An old sawdust pile was near and free for me to use. A neighbor had been piling his coal ashes in a heap for years and I could get them by hauling in a wheelbarrow. I was a minister and a small town postmaster with two or three other jobs, but I laid down my Bible and pen and reached for the shovel and spade. All spare time that I could spare I put it to spading, hauling ashes and sawdust. As we went forward in bringing Hillcrest Acres to beauty and bounteous harvest, we had two objects that had to be kept in view. We wanted something to eat now and some beauty of bloom to remove the drabness from our, as yet, unlandscaped acres.

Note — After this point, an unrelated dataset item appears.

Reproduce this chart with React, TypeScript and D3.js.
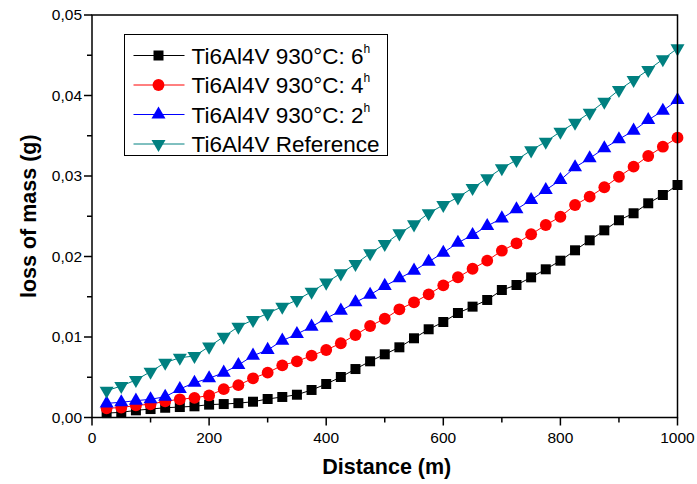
import React from "react";
import * as d3 from "d3";

// distances (m)
const distance = [25, 50, 75, 100, 125, 150, 175, 200, 225, 250, 275, 300, 325, 350, 375, 400, 425, 450, 475, 500,
  525, 550, 575, 600, 625, 650, 675, 700, 725, 750, 775, 800, 825, 850, 875, 900, 925, 950, 975, 1000];

const loss6h = [0.00055, 0.00064, 0.00089, 0.00105, 0.00121, 0.0013, 0.00139, 0.0016, 0.00167, 0.00178,
  0.00196, 0.0023, 0.00255, 0.00283, 0.00342, 0.00416, 0.00503, 0.00602, 0.00698, 0.00785,
  0.00872, 0.00984, 0.01096, 0.01186, 0.01298, 0.01377, 0.0146, 0.01584, 0.01646, 0.01741,
  0.01841, 0.01948, 0.02077, 0.02201, 0.02325, 0.0245, 0.02537, 0.02661, 0.02764, 0.02888];

const loss4h = [0.00114, 0.00124, 0.0015, 0.00165, 0.00202, 0.00226, 0.00244, 0.00274, 0.00352, 0.00402,
  0.00487, 0.00557, 0.00648, 0.00698, 0.00768, 0.00839, 0.00922, 0.01025, 0.01137, 0.01227,
  0.01344, 0.01431, 0.0153, 0.01642, 0.01742, 0.01848, 0.01948, 0.02072, 0.02164, 0.02276,
  0.02391, 0.02494, 0.0264, 0.02743, 0.0286, 0.02991, 0.03116, 0.03248, 0.03364, 0.03476];

const loss2h = [0.00176, 0.00189, 0.00209, 0.00226, 0.00258, 0.00354, 0.00432, 0.00487, 0.00557, 0.00652,
  0.00768, 0.00839, 0.00954, 0.01037, 0.01128, 0.01232, 0.01327, 0.01431, 0.01525, 0.01634,
  0.01729, 0.01824, 0.01935, 0.02047, 0.02171, 0.02267, 0.02379, 0.02474, 0.02586, 0.02702,
  0.02826, 0.0295, 0.03108, 0.0322, 0.03344, 0.03456, 0.03563, 0.03696, 0.03811, 0.03944];

const lossRef = [0.00333, 0.00391, 0.00466, 0.00569, 0.00681, 0.00743, 0.00764, 0.0088, 0.01004, 0.01128,
  0.01211, 0.01294, 0.01376, 0.0146, 0.01563, 0.01675, 0.01791, 0.01907, 0.0204, 0.02155,
  0.02288, 0.024, 0.02537, 0.0264, 0.02735, 0.02851, 0.02971, 0.03096, 0.03199, 0.03319,
  0.03426, 0.0355, 0.03662, 0.03786, 0.03923, 0.04068, 0.04193, 0.04317, 0.0445, 0.04586];

const xTicks = [0, 200, 400, 600, 800, 1000];
const xMinor = [100, 300, 500, 700, 900];
const yTicks = [0, 0.01, 0.02, 0.03, 0.04, 0.05];
const yMinor = [0.005, 0.015, 0.025, 0.035, 0.045];

const series = [
  { name: "Ti6Al4V 930°C: 6", sup: "h", values: loss6h, color: "#000000", shape: "square" },
  { name: "Ti6Al4V 930°C: 4", sup: "h", values: loss4h, color: "#ff0000", shape: "circle" },
  { name: "Ti6Al4V 930°C: 2", sup: "h", values: loss2h, color: "#0000ff", shape: "triUp" },
  { name: "Ti6Al4V Reference", sup: "", values: lossRef, color: "#008080", shape: "triDown" },
];

const W = 697, H = 484;
const margin = { left: 92, right: 19.5, top: 15, bottom: 66.5 };
const font = "'Liberation Sans', Arial, sans-serif";

const symbols: Record<string, d3.SymbolType> = {
  square: d3.symbolSquare,
  circle: d3.symbolCircle,
  triUp: d3.symbolTriangle,
  triDown: d3.symbolTriangle,
};
const sizes: Record<string, number> = { square: 100, circle: 110, triUp: 85, triDown: 85 };

function Marker({ shape, color, x, y }: { shape: string; color: string; x: number; y: number }) {
  const p = d3.symbol(symbols[shape], sizes[shape])() || "";
  const rot = shape === "triDown" ? " rotate(180)" : "";
  return <path d={p} transform={`translate(${x},${y})${rot}`} fill={color} />;
}

export default function App() {
  const x = d3.scaleLinear().domain([0, 1000]).range([margin.left, W - margin.right]);
  const y = d3.scaleLinear().domain([0, 0.05]).range([H - margin.bottom, margin.top]);
  const line = d3.line<number>().x((_, i) => x(distance[i])).y((d) => y(d));
  const x0 = x(0), x1 = x(1000), y0 = y(0), y1 = y(0.05);
  const fmt = (v: number) => v.toFixed(2).replace(".", ",");

  const legX = 124.5, legY = 34.5, legW = 263, legH = 121;

  return (
    <svg width={W} height={H} style={{ position: "absolute", left: 0, top: 0, background: "#fff" }} fontFamily={font}>
      <rect width={W} height={H} fill="#fff" />
      {series.map((s) => (
        <g key={s.name}>
          <path d={line(s.values) || ""} fill="none" stroke={s.color} strokeWidth={1} />
          {s.values.map((v, i) => (
            <Marker key={i} shape={s.shape} color={s.color} x={x(distance[i])} y={y(v)} />
          ))}
        </g>
      ))}

      {/* frame */}
      <rect x={x0} y={y1} width={x1 - x0} height={y0 - y1} fill="none" stroke="#000" strokeWidth={1.5} />

      {/* x ticks */}
      {xTicks.map((t) => (
        <g key={t}>
          <line x1={x(t)} x2={x(t)} y1={y0} y2={y0 + 8} stroke="#000" strokeWidth={1.5} />
          <text x={x(t)} y={y0 + 25} textAnchor="middle" fontSize={15.5}>{t}</text>
        </g>
      ))}
      {xMinor.map((t) => (
        <line key={t} x1={x(t)} x2={x(t)} y1={y0} y2={y0 + 5} stroke="#000" strokeWidth={1.5} />
      ))}

      {/* y ticks */}
      {yTicks.map((t) => (
        <g key={t}>
          <line x1={x0 - 8} x2={x0} y1={y(t)} y2={y(t)} stroke="#000" strokeWidth={1.5} />
          <text x={x0 - 10} y={y(t) + 5} textAnchor="end" fontSize={15.5}>{fmt(t)}</text>
        </g>
      ))}
      {yMinor.map((t) => (
        <line key={t} x1={x0 - 5} x2={x0} y1={y(t)} y2={y(t)} stroke="#000" strokeWidth={1.5} />
      ))}

      <text x={(x0 + x1) / 2 + 2} y={474} textAnchor="middle" fontSize={21.5} fontWeight="bold">Distance (m)</text>
      <text transform={`translate(36,${(y0 + y1) / 2}) rotate(-90)`} textAnchor="middle" fontSize={21.5} fontWeight="bold">
        loss of mass (g)
      </text>

      {/* legend */}
      <rect x={legX} y={legY} width={legW} height={legH} fill="#fff" stroke="#000" strokeWidth={1} />
      {series.map((s, i) => {
        const cy = legY + 21 + i * 29.5;
        return (
          <g key={s.name}>
            <line x1={legX + 9} x2={legX + 60} y1={cy} y2={cy} stroke={s.color} strokeWidth={1} />
            <Marker shape={s.shape} color={s.color} x={legX + 34} y={cy} />
            <text x={legX + 67} y={cy + 8} fontSize={22.5}>
              {s.name}
              {s.sup && <tspan fontSize={12} dy={-11}>{s.sup}</tspan>}
            </text>
          </g>
        );
      })}
    </svg>
  );
}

This was long before zoysia grass was started.

It was not my intention to put fertility into the clay soil by the use of ashes and sawdust. In fact let none think that coal ashes have much value in feeding crops. Wood ashes have more plantfood in them but are not as good for breaking up heavy clay soils. Unless sawdust has reached a stage of advanced decay it will take up some nitrogenous matter from the soil. But when you are trying to penetrate and work into clay like mine, you cannot have your cake and eat it, too. Besides the regular amount of fertilizer used under the crops and flowers, I made a good guess towards the amount of sawdust in bushels and added about a pound to the bushel for two years. I put in about an inch of sawdust in the Spring and plowed it under. In the Summer as crops grew I added some more as a mulch.

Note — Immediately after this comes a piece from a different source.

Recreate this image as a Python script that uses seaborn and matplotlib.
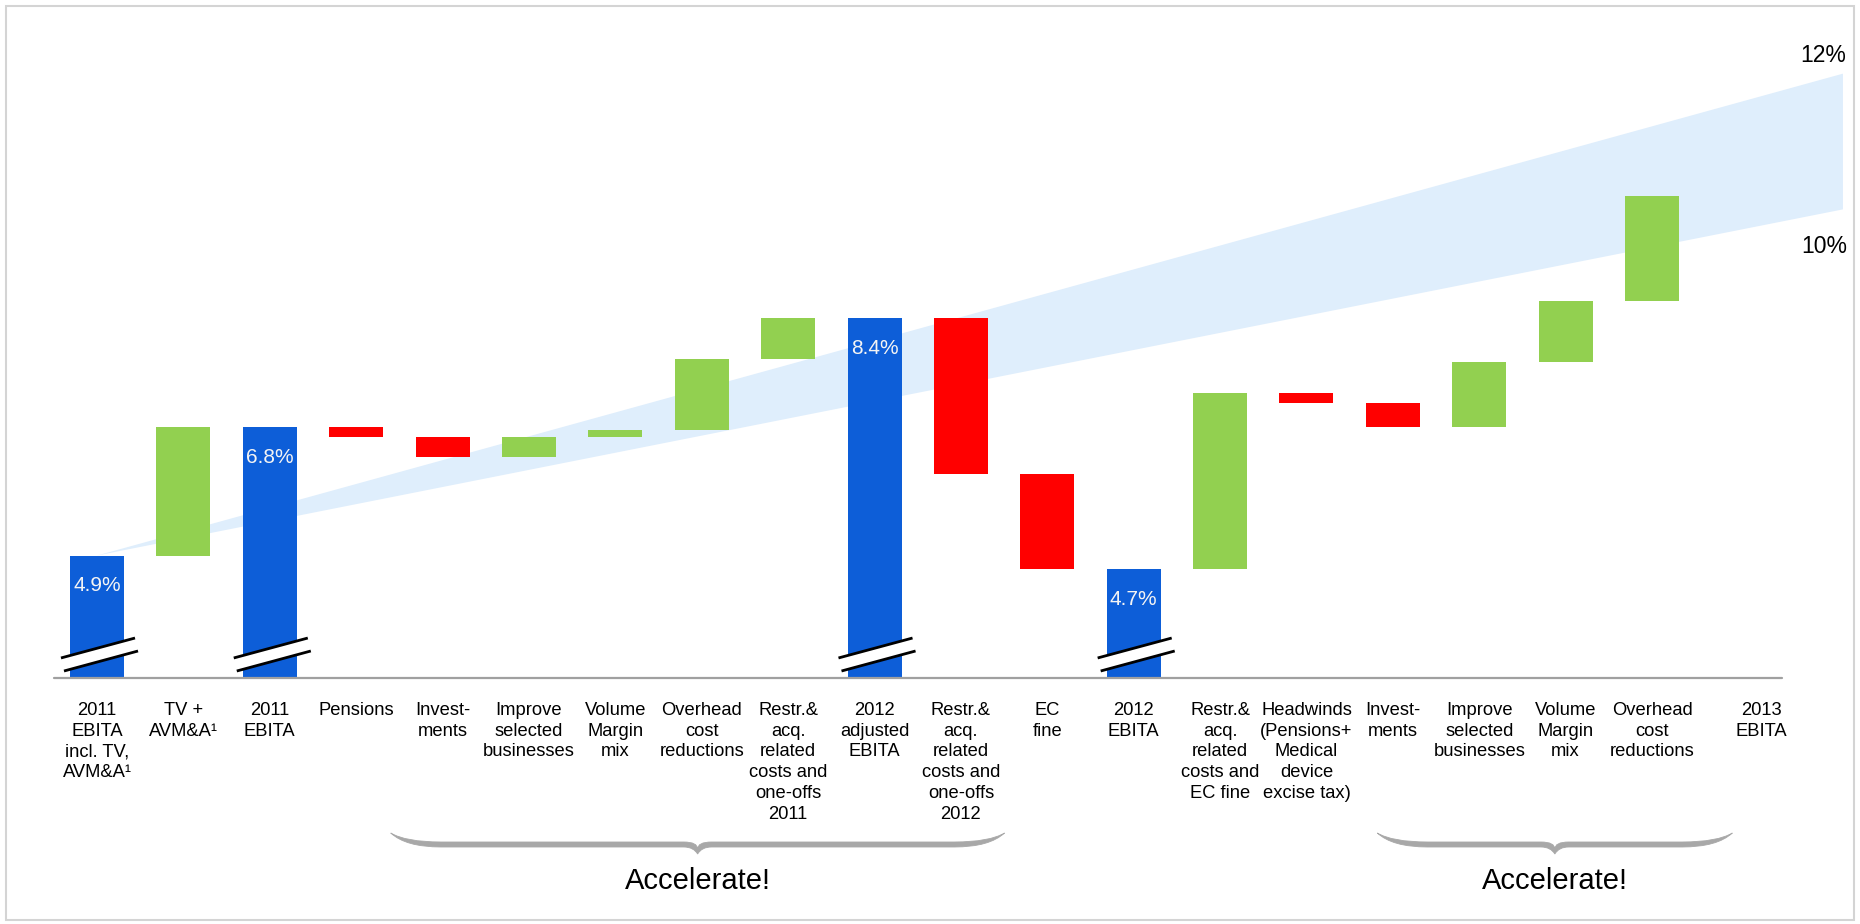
import numpy as np
import pandas as pd
import matplotlib
matplotlib.use("Agg")
import matplotlib.pyplot as plt
import seaborn as sns
from matplotlib.path import Path
from matplotlib.patches import PathPatch, Polygon, Rectangle
from matplotlib.transforms import blended_transform_factory

# ---- data -----------------------------------------------------------------
labels = [
    "2011\nEBITA\nincl. TV,\nAVM&A\u00b9",
    "TV +\nAVM&A\u00b9",
    "2011\nEBITA",
    "Pensions",
    "Invest-\nments",
    "Improve\nselected\nbusinesses",
    "Volume\nMargin\nmix",
    "Overhead\ncost\nreductions",
    "Restr.&\nacq.\nrelated\ncosts and\none-offs\n2011",
    "2012\nadjusted\nEBITA",
    "Restr.&\nacq.\nrelated\ncosts and\none-offs\n2012",
    "EC\nfine",
    "2012\nEBITA",
    "Restr.&\nacq.\nrelated\ncosts and\nEC fine",
    "Headwinds\n(Pensions+\nMedical\ndevice\nexcise tax)",
    "Invest-\nments",
    "Improve\nselected\nbusinesses",
    "Volume\nMargin\nmix",
    "Overhead\ncost\nreductions",
    "2013\nEBITA",
]
# EBITA margin in %: totals are absolute levels, the rest are changes
steps = [4.9, 1.9, 6.8, -0.15, -0.3, 0.3, 0.1, 1.05, 0.6,
         8.4, -2.3, -1.4, 4.7, 2.6, -0.15, -0.35, 0.95, 0.9, 1.55]
is_total = [True, False, True, False, False, False, False, False, False,
            True, False, False, True, False, False, False, False, False, False]
target_range = [10.0, 12.0]
group_title = "Accelerate!"

# ---- style ----------------------------------------------------------------
BLUE = "#0D5ED8"
GREEN = "#92D050"
RED = "#FF0000"
BAND = "#DFEEFC"
BRACE = "#A8A8A8"

W, H = 1860, 924
BASE_PX = 678                 # pixel row of the category axis
PX_PER_PCT = 67.87
Y_REF, Y_REF_PX = 7.8, 358.7
y_bottom = Y_REF - (BASE_PX - Y_REF_PX) / PX_PER_PCT
y_top = Y_REF + Y_REF_PX / PX_PER_PCT
X0_PX, STEP_PX = 97.0, 86.39
BAR_W = 0.625
BAND_END = 20.21

sns.set_theme(style="white")
plt.rcParams["font.family"] = ["Liberation Sans", "DejaVu Sans"]

fig = plt.figure(figsize=(W / 100, H / 100), dpi=100)
fig.patch.set_facecolor("white")
ax = fig.add_axes([0, (H - BASE_PX) / H, 1, BASE_PX / H])
ax.set_facecolor("none")

# ---- waterfall geometry ---------------------------------------------------
bottoms, heights, colors = [], [], []
level = 0.0
for v, tot in zip(steps, is_total):
    if tot:
        bottoms.append(0.0)
        heights.append(v)
        colors.append(BLUE)
        level = v
    else:
        bottoms.append(min(level, level + v))
        heights.append(abs(v))
        colors.append(GREEN if v > 0 else RED)
        level += v

df = pd.DataFrame({"pos": np.arange(len(steps)), "height": heights})
sns.barplot(data=df, x="pos", y="height", native_scale=True, width=BAR_W,
            errorbar=None, bottom=np.array(bottoms), linewidth=0,
            color=BLUE, saturation=1, ax=ax, zorder=3)
for patch, c in zip(ax.patches, colors):
    patch.set_facecolor(c)
    patch.set_edgecolor(c)

# target corridor widening towards 2013
ax.fill([0, BAND_END, BAND_END], [steps[0], target_range[1], target_range[0]],
        color=BAND, lw=0, zorder=1)
ax.annotate(f"{target_range[1]:.0f}%", (BAND_END, target_range[1]),
            xytext=(2.2, 8.6), textcoords="offset points",
            ha="right", va="baseline", fontsize=16.5, color="black")
ax.annotate(f"{target_range[0]:.0f}%", (BAND_END, target_range[0]),
            xytext=(2.9, -31.6), textcoords="offset points",
            ha="right", va="baseline", fontsize=16.5, color="black")

# value labels and axis breaks on the total bars
for i, (v, tot) in enumerate(zip(steps, is_total)):
    if not tot:
        continue
    ax.annotate(f"{v}%", (i, v), xytext=(0, -25.9), textcoords="offset points",
                ha="center", va="baseline", fontsize=15, color="#F4F4F4",
                zorder=6)
    tl = (i - 0.417, y_bottom + 0.295)
    tr = (i + 0.440, y_bottom + 0.589)
    br = (i + 0.475, y_bottom + 0.398)
    bl = (i - 0.382, y_bottom + 0.103)
    ax.add_patch(Polygon([tl, tr, br, bl], closed=True, fc="white", ec="none",
                         zorder=4, clip_on=False))
    ax.plot([tl[0], tr[0]], [tl[1], tr[1]], color="black", lw=2.0,
            solid_capstyle="butt", zorder=5, clip_on=False)
    ax.plot([bl[0], br[0]], [bl[1], br[1]], color="black", lw=2.0,
            solid_capstyle="butt", zorder=5, clip_on=False)

# category axis line
ax.plot([-0.5, 19.5], [y_bottom, y_bottom], color="#A0A0A0", lw=1.6,
        zorder=7, clip_on=False)

ax.set_xlim(-X0_PX / STEP_PX, (W - X0_PX) / STEP_PX)
ax.set_ylim(y_bottom, y_top)
tick_pos = [float(i) for i in range(len(labels))]
tick_pos[-1] = 19.27
ax.set_xticks(tick_pos)
ax.set_xticklabels(labels, fontsize=13.2, linespacing=1.3, color="black")
ax.tick_params(axis="x", length=0, pad=17)
ax.set_yticks([])
ax.set_xlabel("")
ax.set_ylabel("")
for s in ax.spines.values():
    s.set_visible(False)

# curly braces grouping the "Accelerate!" drivers
trans = blended_transform_factory(ax.transData, fig.transFigure)


def fy(px):
    return 1 - px / H


def draw_brace(xa, xb, r=0.58, r2=0.16, ye=833, yt=842, yb=847,
               cusp=849, tip=854):
    xm = (xa + xb) / 2
    pts = [
        (xa, ye), (xa + r * 0.3, yt), (xa + r, yt),
        (xm - r2, yt),
        (xm, yt), (xm, cusp),
        (xm, yt), (xm + r2, yt),
        (xb - r, yt),
        (xb - r * 0.3, yt), (xb, ye),
        (xb - r * 0.3, yb), (xb - r, yb),
        (xm + r2, yb),
        (xm + r2 * 0.3, yb), (xm, tip),
        (xm - r2 * 0.3, yb), (xm - r2, yb),
        (xa + r, yb),
        (xa + r * 0.3, yb), (xa, ye),
    ]
    codes = [Path.MOVETO, Path.CURVE3, Path.CURVE3, Path.LINETO,
             Path.CURVE3, Path.CURVE3, Path.CURVE3, Path.CURVE3,
             Path.LINETO, Path.CURVE3, Path.CURVE3,
             Path.CURVE3, Path.CURVE3, Path.LINETO,
             Path.CURVE3, Path.CURVE3, Path.CURVE3, Path.CURVE3,
             Path.LINETO, Path.CURVE3, Path.CURVE3]
    verts = [(x, fy(y)) for x, y in pts]
    ax.add_patch(PathPatch(Path(verts, codes), transform=trans, fc=BRACE,
                           ec=BRACE, lw=0.6, clip_on=False))
    ax.text(xm, fy(889), group_title, transform=trans, ha="center",
            va="baseline", fontsize=21, color="black")


draw_brace(3.40, 10.505)
draw_brace(14.82, 18.93)

# light frame around the slide area
fig.patches.append(Rectangle((6 / W, (H - 920) / H), (1854 - 6) / W,
                             (920 - 6) / H, transform=fig.transFigure,
                             fill=False, ec="#D4D4D4", lw=1.5))

fig.savefig("out.png", dpi=100, facecolor="white")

I knew too much of these materials could have disastrous effects so I have given this one treatment of the dust and ashes. I am expecting to repeat the dose next year. In the meantime, I am giving my flower beds, garden and truck patches, everything that I can lay my hands on in the way of humus. I am not afraid of getting too much of that. All the garden stalks and vines and weeds, the canning refuse from the kitchen, all the droppings from the chicken house and all the leaves and straw that I have time to carry from the woods, go into the clay on Hillcrest Acres.

The long neglected and forsaken hill has started to come into a thing of beauty and joy. But it is not doing it of itself. It is taking work and then some more work.

Sawdust and coal ashes mixed into stiff, joint clay with plenty of vegetation of one kind and another will make a red, muddy hill into a garden spot of the town.